FTC Plans to Study Competitive Impacts of Authorized Generic Drugs
The US Federal Trade Commission (FTC, Washington, DC, www.ftc.gov) plans to study the use, and the likely short- and long-term competitive effects, of authorized generics in the prescription drug market. An authorized generic is chemically identical to a particular brand-name drug, but the brand-name manufacturer authorizes it to be marketed in a generic version.
The FTC will accept comments on its "Authorized Generic Drug Study," until June 5, 2006. The FTC also has authorized its staff to use compulsory process to collect the information needed for the study from roughly 80 brand-name drug manufacturers, 10 authorized generic companies, and 100 independent generic manufacturers, the FTC said in a release. With approval from the Office of Management and Budget, the FTC says it will likely issue the information collection orders later this year and prepare a final report in 2007.
Among other objectives, the study will examine actual wholesale prices (including rebates and discounts) for brand-name and generic drugs, both with and without competition from authorized generics; business reasons that support authorized generic entry; factors relevant to the decisions of generic firms about whether and under what circumstances to seek entry prior to patent expiration; and licensing agreements with authorized generics.
In certain circumstances, the Hatch-Waxman Act allows the first-filing generic competitor of a branded drug a 180-day marketing exclusivity period. This marketing exclusivity period granted to certain generic first-filers, however, does not preclude competition from “authorized generics” that have an approved new drug application (NDA) on file with the FDA. Recently, brand-name drug makers have begun marketing authorized generics at exactly the same time the generic first-filer is beginning its 180-day marketing exclusivity period, leading to questions about the effects of authorized generics on pharmaceutical competition.

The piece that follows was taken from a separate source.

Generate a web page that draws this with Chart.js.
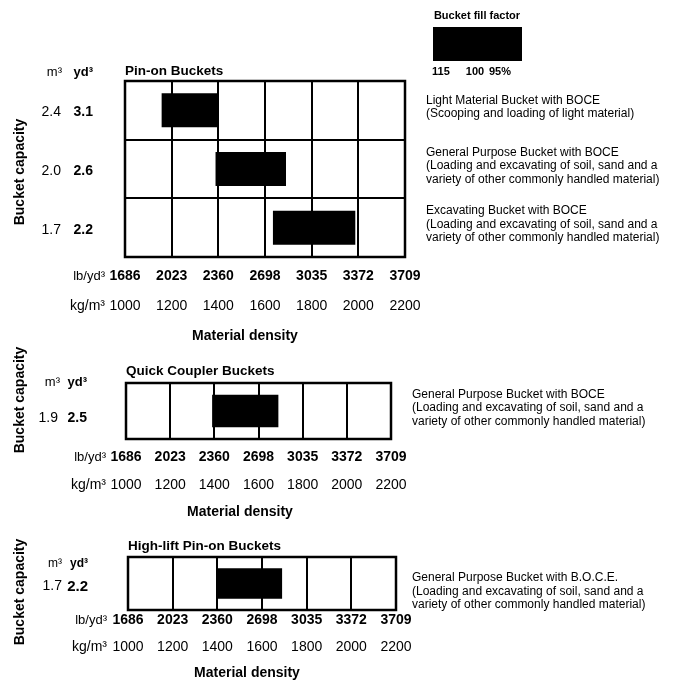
<!DOCTYPE html>
<html>
<head>
<meta charset="utf-8">
<script src="https://cdn.jsdelivr.net/npm/chart.js@4.4.1/dist/chart.umd.min.js"></script>
<style>
html,body{margin:0;padding:0;background:#fff;width:674px;height:681px;overflow:hidden;}
canvas.c{position:absolute;left:0;top:0;}
</style>
</head>
<body>
<canvas id="c1" class="c" width="674" height="681"></canvas>
<canvas id="c2" class="c" width="674" height="681"></canvas>
<canvas id="c3" class="c" width="674" height="681"></canvas>
<script>
// ---------- data ----------
const kgTicks = ['1000','1200','1400','1600','1800','2000','2200'];
const lbTicks = ['1686','2023','2360','2698','3035','3372','3709'];
const fillFactorLabels = ['115','100','95%'];

// Pin-on Buckets
const pinM3 = ['2.4','2.0','1.7'];
const pinYd3 = ['3.1','2.6','2.2'];
const pinRanges = [[1157,1400],[1388,1690],[1634,1987]];
const pinDesc = [
  ['Light Material Bucket with BOCE','(Scooping and loading of light material)'],
  ['General Purpose Bucket with BOCE','(Loading and excavating of soil, sand and a','variety of other commonly handled material)'],
  ['Excavating Bucket with BOCE','(Loading and excavating of soil, sand and a','variety of other commonly handled material)']
];

// Quick Coupler Buckets
const qcM3 = ['1.9'];
const qcYd3 = ['2.5'];
const qcRanges = [[1390,1690]];
const qcDesc = [
  ['General Purpose Bucket with BOCE','(Loading and excavating of soil, sand and a','variety of other commonly handled material)']
];

// High-lift Pin-on Buckets
const hlM3 = ['1.7'];
const hlYd3 = ['2.2'];
const hlRanges = [[1395,1690]];
const hlDesc = [
  ['General Purpose Bucket with B.O.C.E.','(Loading and excavating of soil, sand and a','variety of other commonly handled material)']
];

// ---------- drawing ----------
const FONT = "'Liberation Sans', Arial, sans-serif";
const W = 674, H = 681;

function txt(ctx, s, x, y, size, bold, align) {
  ctx.font = (bold ? 'bold ' : '') + size + 'px ' + FONT;
  ctx.textAlign = align || 'left';
  ctx.textBaseline = 'middle';
  ctx.fillStyle = '#000';
  ctx.fillText(s, x, y);
}

function makePanel(id, c) {
  const a = c.area;
  const bottomPad = H - a.bottom - c.h1 - c.h2;
  return new Chart(document.getElementById(id), {
    type: 'bar',
    data: {
      labels: c.m3,
      datasets: [{
        data: c.ranges,
        backgroundColor: '#000',
        borderWidth: 0,
        barPercentage: 0.58,
        categoryPercentage: 1,
        xAxisID: 'x',
        yAxisID: 'y'
      }]
    },
    options: {
      indexAxis: 'y',
      responsive: false,
      animation: false,
      events: [],
      layout: { padding: { left: 0, top: a.top, right: W - a.right, bottom: bottomPad } },
      plugins: { legend: { display: false }, tooltip: { enabled: false }, title: { display: false } },
      scales: {
        y: {
          type: 'category', position: 'left', weight: 1, offset: true,
          grid: { offset: true, color: '#000', lineWidth: 2, drawTicks: false },
          border: { display: false },
          ticks: { color: '#000', font: { family: FONT, size: 14, lineHeight: 1 }, padding: c.yPad, labelOffset: c.lblOff },
          afterFit: s => { s.width = c.yW; }
        },
        y2: {
          type: 'category', labels: c.yd3, position: 'left', weight: 0, offset: true,
          grid: { display: false, drawTicks: false },
          border: { display: false },
          ticks: { color: '#000', font: { family: FONT, size: c.ydSize || 14, weight: 'bold', lineHeight: 1 }, padding: c.y2Pad, labelOffset: c.lblOff },
          afterFit: s => { s.width = a.left - c.yW; }
        },
        xlb: {
          type: 'linear', position: 'bottom', weight: 0, min: 1000, max: 2200,
          grid: { color: '#000', lineWidth: 2, drawTicks: false },
          border: { display: false },
          ticks: { stepSize: 200, autoSkip: false, maxRotation: 0, minRotation: 0, color: '#000',
                   font: { family: FONT, size: 14, weight: 'bold', lineHeight: 1 }, padding: c.lbPad,
                   callback: (v, i) => lbTicks[i] },
          afterFit: s => { s.height = c.h1; }
        },
        x: {
          type: 'linear', position: 'bottom', weight: 1, min: 1000, max: 2200,
          grid: { display: false, drawTicks: false },
          border: { display: false },
          ticks: { stepSize: 200, autoSkip: false, maxRotation: 0, minRotation: 0, color: '#000',
                   font: { family: FONT, size: 14, lineHeight: 1 }, padding: c.kgPad,
                   callback: (v, i) => kgTicks[i] },
          afterFit: s => { s.height = c.h2; }
        }
      }
    },
    plugins: [{
      id: 'panelText',
      afterDraw(chart) {
        const ctx = chart.ctx;
        const ca = chart.chartArea;
        ctx.save();
        // outer frame
        ctx.strokeStyle = '#000';
        ctx.lineWidth = 2.5;
        ctx.strokeRect(ca.left, ca.top, ca.right - ca.left, ca.bottom - ca.top);
        // title
        txt(ctx, c.title, ca.left, c.titleY, 13.5, true, 'left');
        // column headers
        txt(ctx, 'm³', c.mRight, c.headY, c.headSize, false, 'right');
        txt(ctx, 'yd³', c.ydRight, c.headY, c.headSize, true, 'right');
        // unit labels for the two tick rows
        const sl = chart.scales.xlb, sk = chart.scales.x;
        const lbY = sl.top + sl.options.ticks.padding + 7;
        const kgY = sk.top + sk.options.ticks.padding + 7;
        txt(ctx, 'lb/yd³', c.unitRight, lbY, 13, false, 'right');
        txt(ctx, 'kg/m³', c.unitRight, kgY, 14, false, 'right');
        // axis titles
        txt(ctx, 'Material density', c.mdX, c.mdY, 14, true, 'center');
        ctx.save();
        ctx.translate(20, c.bcY);
        ctx.rotate(-Math.PI / 2);
        txt(ctx, 'Bucket capacity', 0, 0, 14, true, 'center');
        ctx.restore();
        // descriptions
        const ys = chart.scales.y;
        c.desc.forEach((lines, i) => {
          const cy = ys.getPixelForValue(i) + c.descOff;
          const y0 = cy - (lines.length - 1) * c.descLH / 2;
          lines.forEach((ln, k) => txt(ctx, ln, c.descX, y0 + k * c.descLH, 12, false, 'left'));
        });
        // fill-factor legend
        if (c.legend) {
          txt(ctx, 'Bucket fill factor', 477, 16, 11, true, 'center');
          ctx.fillStyle = '#000';
          ctx.fillRect(433, 27, 89, 34);
          txt(ctx, fillFactorLabels[0], 432, 72, 11, true, 'left');
          txt(ctx, fillFactorLabels[1], 475, 72, 11, true, 'center');
          txt(ctx, fillFactorLabels[2], 489, 72, 11, true, 'left');
        }
        ctx.restore();
      }
    }]
  });
}

makePanel('c1', {
  m3: pinM3, yd3: pinYd3, ranges: pinRanges, desc: pinDesc, title: 'Pin-on Buckets', legend: true,
  area: { left: 125, right: 405, top: 81, bottom: 257 },
  yW: 62, yPad: 1, y2Pad: 32, lblOff: 2,
  h1: 30, lbPad: 12, h2: 30, kgPad: 12,
  titleY: 71, headY: 72, headSize: 13, mRight: 62, ydRight: 93, unitRight: 105,
  mdX: 245, mdY: 336, bcY: 172,
  descX: 426, descLH: 13.5, descOff: -3
});

makePanel('c2', {
  m3: qcM3, yd3: qcYd3, ranges: qcRanges, desc: qcDesc, title: 'Quick Coupler Buckets', legend: false,
  area: { left: 126, right: 391, top: 383, bottom: 439 },
  yW: 59, yPad: 1, y2Pad: 39, lblOff: 7,
  h1: 28, lbPad: 11, h2: 28, kgPad: 11,
  titleY: 371, headY: 382, headSize: 13, mRight: 60, ydRight: 87, unitRight: 106,
  mdX: 240, mdY: 512, bcY: 400,
  descX: 412, descLH: 13.5, descOff: -3
});

makePanel('c3', {
  m3: hlM3, yd3: hlYd3, ranges: hlRanges, desc: hlDesc, title: 'High-lift Pin-on Buckets', legend: false,
  area: { left: 128, right: 396, top: 557, bottom: 610 },
  yW: 63, yPad: 1, y2Pad: 40, lblOff: 3, ydSize: 15,
  h1: 24, lbPad: 3, h2: 24, kgPad: 6,
  titleY: 546, headY: 564, headSize: 12, mRight: 62, ydRight: 88, unitRight: 107,
  mdX: 247, mdY: 673, bcY: 592,
  descX: 412, descLH: 13.5, descOff: 8
});
</script>
</body>
</html>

On average, the first generic competitor prices its product only slightly lower than the brand-name manufactures, according to a recent analysis offered by US Food and Drug Administration (Rockville, MD, www.fda.gov) through data supplied by IMS Health (Stamford, CT, www.imshealth.com). The data show that the appearance of a second generic manufacturer reduces the average generic price to nearly half the brand name price, with additional price decline as more generic manufacturers market the product. For products that attract a large number of generic manufacturers, the average generic price falls to 20% and lower of the branded price.